* Information supplied
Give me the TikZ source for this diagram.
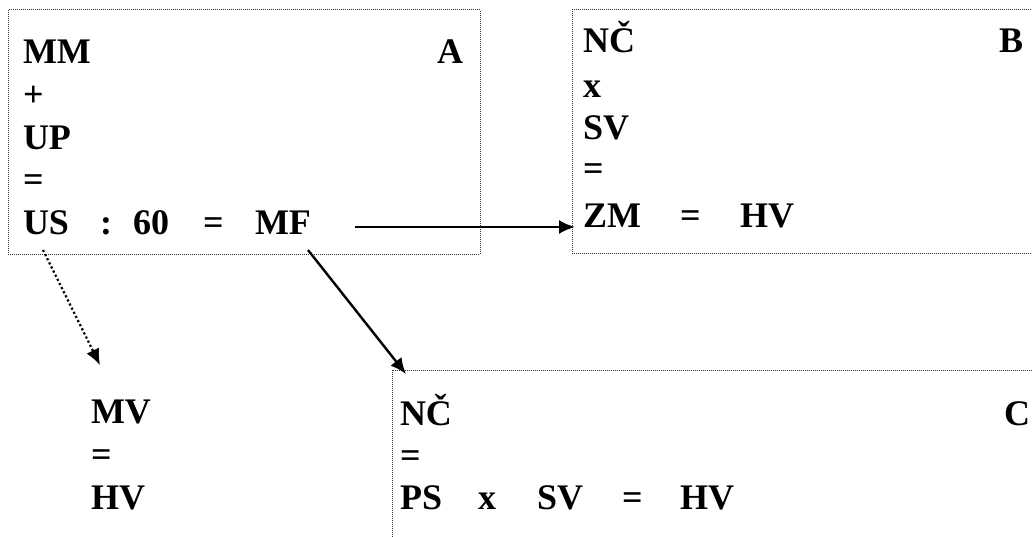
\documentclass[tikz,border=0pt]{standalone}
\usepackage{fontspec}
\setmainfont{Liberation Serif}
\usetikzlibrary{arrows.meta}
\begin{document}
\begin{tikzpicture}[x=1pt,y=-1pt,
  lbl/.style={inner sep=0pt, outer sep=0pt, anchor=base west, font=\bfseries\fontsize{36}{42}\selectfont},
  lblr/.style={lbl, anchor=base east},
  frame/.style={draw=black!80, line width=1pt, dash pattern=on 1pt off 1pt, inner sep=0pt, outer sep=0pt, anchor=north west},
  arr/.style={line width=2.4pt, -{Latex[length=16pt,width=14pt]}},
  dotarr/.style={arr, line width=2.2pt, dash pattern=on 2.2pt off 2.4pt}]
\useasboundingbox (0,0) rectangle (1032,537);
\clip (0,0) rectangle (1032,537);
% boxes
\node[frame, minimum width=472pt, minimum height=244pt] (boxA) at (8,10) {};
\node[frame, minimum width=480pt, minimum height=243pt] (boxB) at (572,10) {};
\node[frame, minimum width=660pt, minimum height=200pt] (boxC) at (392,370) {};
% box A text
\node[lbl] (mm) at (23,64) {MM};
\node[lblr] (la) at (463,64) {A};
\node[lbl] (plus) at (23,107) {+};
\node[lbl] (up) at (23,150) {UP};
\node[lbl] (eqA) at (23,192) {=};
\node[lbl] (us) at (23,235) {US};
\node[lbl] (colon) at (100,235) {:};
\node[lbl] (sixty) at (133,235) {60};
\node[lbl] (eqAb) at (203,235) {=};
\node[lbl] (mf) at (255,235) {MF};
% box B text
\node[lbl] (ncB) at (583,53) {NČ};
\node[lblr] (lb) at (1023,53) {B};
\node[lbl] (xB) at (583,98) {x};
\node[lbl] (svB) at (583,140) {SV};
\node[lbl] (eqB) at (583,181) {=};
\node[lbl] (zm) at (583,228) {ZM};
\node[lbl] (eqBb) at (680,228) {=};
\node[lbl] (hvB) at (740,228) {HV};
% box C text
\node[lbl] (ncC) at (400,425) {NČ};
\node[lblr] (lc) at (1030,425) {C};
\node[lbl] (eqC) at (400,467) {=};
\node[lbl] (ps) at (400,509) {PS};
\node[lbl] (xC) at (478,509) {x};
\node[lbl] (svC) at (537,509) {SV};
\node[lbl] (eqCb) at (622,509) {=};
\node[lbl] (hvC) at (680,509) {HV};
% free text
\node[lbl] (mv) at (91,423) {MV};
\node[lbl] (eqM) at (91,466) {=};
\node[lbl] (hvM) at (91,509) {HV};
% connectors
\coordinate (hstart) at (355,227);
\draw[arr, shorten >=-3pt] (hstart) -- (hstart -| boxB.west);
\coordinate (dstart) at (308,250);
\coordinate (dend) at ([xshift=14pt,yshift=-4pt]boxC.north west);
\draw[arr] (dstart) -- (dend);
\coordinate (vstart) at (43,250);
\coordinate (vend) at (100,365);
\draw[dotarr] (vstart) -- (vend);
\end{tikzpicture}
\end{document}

* Exercise directions
Omit every picture while copying the listing above exactly.

* Response for this exercise
Give me the TikZ source for this diagram.
\documentclass[tikz,border=0pt]{standalone}
\usepackage{fontspec}
\setmainfont{Liberation Serif}
\usetikzlibrary{arrows.meta}
\begin{document}
\begin{tikzpicture}[x=1pt,y=-1pt,
  lbl/.style={inner sep=0pt, outer sep=0pt, anchor=base west, font=\bfseries\fontsize{36}{42}\selectfont},
  lblr/.style={lbl, anchor=base east},
  frame/.style={draw=black!80, line width=1pt, dash pattern=on 1pt off 1pt, inner sep=0pt, outer sep=0pt, anchor=north west},
  arr/.style={line width=2.4pt, -{Latex[length=16pt,width=14pt]}},
  dotarr/.style={arr, line width=2.2pt, dash pattern=on 2.2pt off 2.4pt}]
\useasboundingbox (0,0) rectangle (1032,537);
\clip (0,0) rectangle (1032,537);
% boxes
\node[frame, minimum width=472pt, minimum height=244pt] (boxA) at (8,10) {};
\node[frame, minimum width=480pt, minimum height=243pt] (boxB) at (572,10) {};
\node[frame, minimum width=660pt, minimum height=200pt] (boxC) at (392,370) {};
% box A text
\node[lbl] (mm) at (23,64) {MM};
\node[lblr] (la) at (463,64) {A};
\node[lbl] (plus) at (23,107) {+};
\node[lbl] (up) at (23,150) {UP};
\node[lbl] (eqA) at (23,192) {=};
\node[lbl] (us) at (23,235) {US};
\node[lbl] (colon) at (100,235) {:};
\node[lbl] (sixty) at (133,235) {60};
\node[lbl] (eqAb) at (203,235) {=};
\node[lbl] (mf) at (255,235) {MF};
% box B text
\node[lbl] (ncB) at (583,53) {NČ};
\node[lblr] (lb) at (1023,53) {B};
\node[lbl] (xB) at (583,98) {x};
\node[lbl] (svB) at (583,140) {SV};
\node[lbl] (eqB) at (583,181) {=};
\node[lbl] (zm) at (583,228) {ZM};
\node[lbl] (eqBb) at (680,228) {=};
\node[lbl] (hvB) at (740,228) {HV};
% box C text
\node[lbl] (ncC) at (400,425) {NČ};
\node[lblr] (lc) at (1030,425) {C};
\node[lbl] (eqC) at (400,467) {=};
\node[lbl] (ps) at (400,509) {PS};
\node[lbl] (xC) at (478,509) {x};
\node[lbl] (svC) at (537,509) {SV};
\node[lbl] (eqCb) at (622,509) {=};
\node[lbl] (hvC) at (680,509) {HV};
% free text
\node[lbl] (mv) at (91,423) {MV};
\node[lbl] (eqM) at (91,466) {=};
\node[lbl] (hvM) at (91,509) {HV};
% connectors
\coordinate (hstart) at (355,227);
\draw[arr, shorten >=-3pt] (hstart) -- (hstart -| boxB.west);
\coordinate (dstart) at (308,250);
\coordinate (dend) at ([xshift=14pt,yshift=-4pt]boxC.north west);
\draw[arr] (dstart) -- (dend);
\coordinate (vstart) at (43,250);
\coordinate (vend) at (100,365);
\draw[dotarr] (vstart) -- (vend);
\end{tikzpicture}
\end{document}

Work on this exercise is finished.